Published: June 26, 2017, 4 a.m.

Recent financial bailouts of nuclear reactors in New York and Illinois highlight the conflict between states’ environmental goals and the integrity of electricity markets. As more states weigh subsidies, debate over their market impact and legality expand. --- In 2016 New York and Illinois became the first states to provide direct subsidies to the nuclear power industry, with the goal of keeping economically uncompetitive reactors operating within their borders. The states deemed the nuclear plants, which generate electricity without producing carbon dioxide, as critical to their efforts to limit greenhouse gas emissions that contribute to global warming. Yet the bailouts proved contentious in the two states, and the controversy over subsidies is now spreading to a handful of other states weighing similar bailouts.
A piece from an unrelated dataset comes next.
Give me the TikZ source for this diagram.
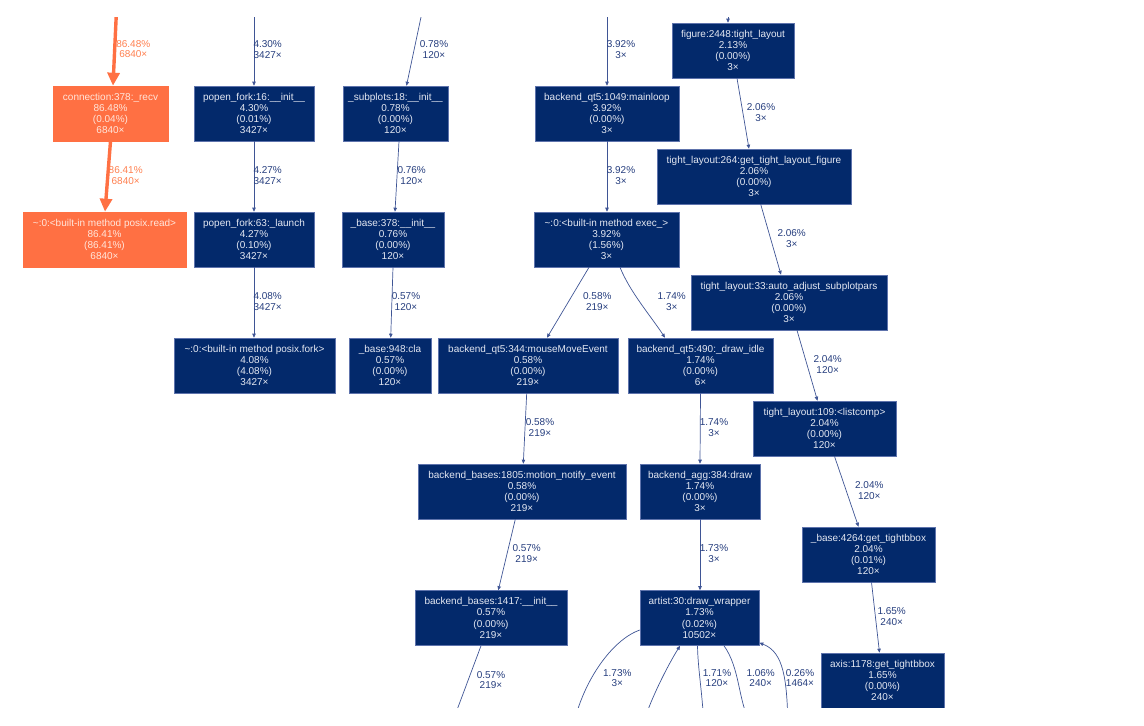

Opponents object to subsidies cost, and argue that they may discourage investment in other new forms of generation, such as natural gas and renewables. And the very legality of the bailouts is now being reviewed in court. In this episode, Christina Simeone, the Kleinman Center’s Director of Regulatory and External Affairs, and David Cherney, an energy industry advisor in the Energy & Utilities Practice at PA Consulting Group in Denver, will examine the roots of nuclear’s financial woes, and the widening debate around nuclear power’s role in decarbonization of the electricity sector. Christina Simeone is Director of Policy and External Affairs at the Kleinman Center for Energy Policy at the University of Pennsylvania. She is a past Director of the PennFuture Energy Center for Enterprise and Environment. She also worked for the Pennsylvania Department of Environmental Protection and was Policy Director at the Alliance for Climate Protection. David Cherney’s work at PA Consulting Group spans public policy analysis, energy infrastructure investment, and utility strategy. He has also worked as an Adjunct Professor in Public Policy at the University of Denver’s Josef Korbel School of International Studies and as a Teaching Fellow at Yale University.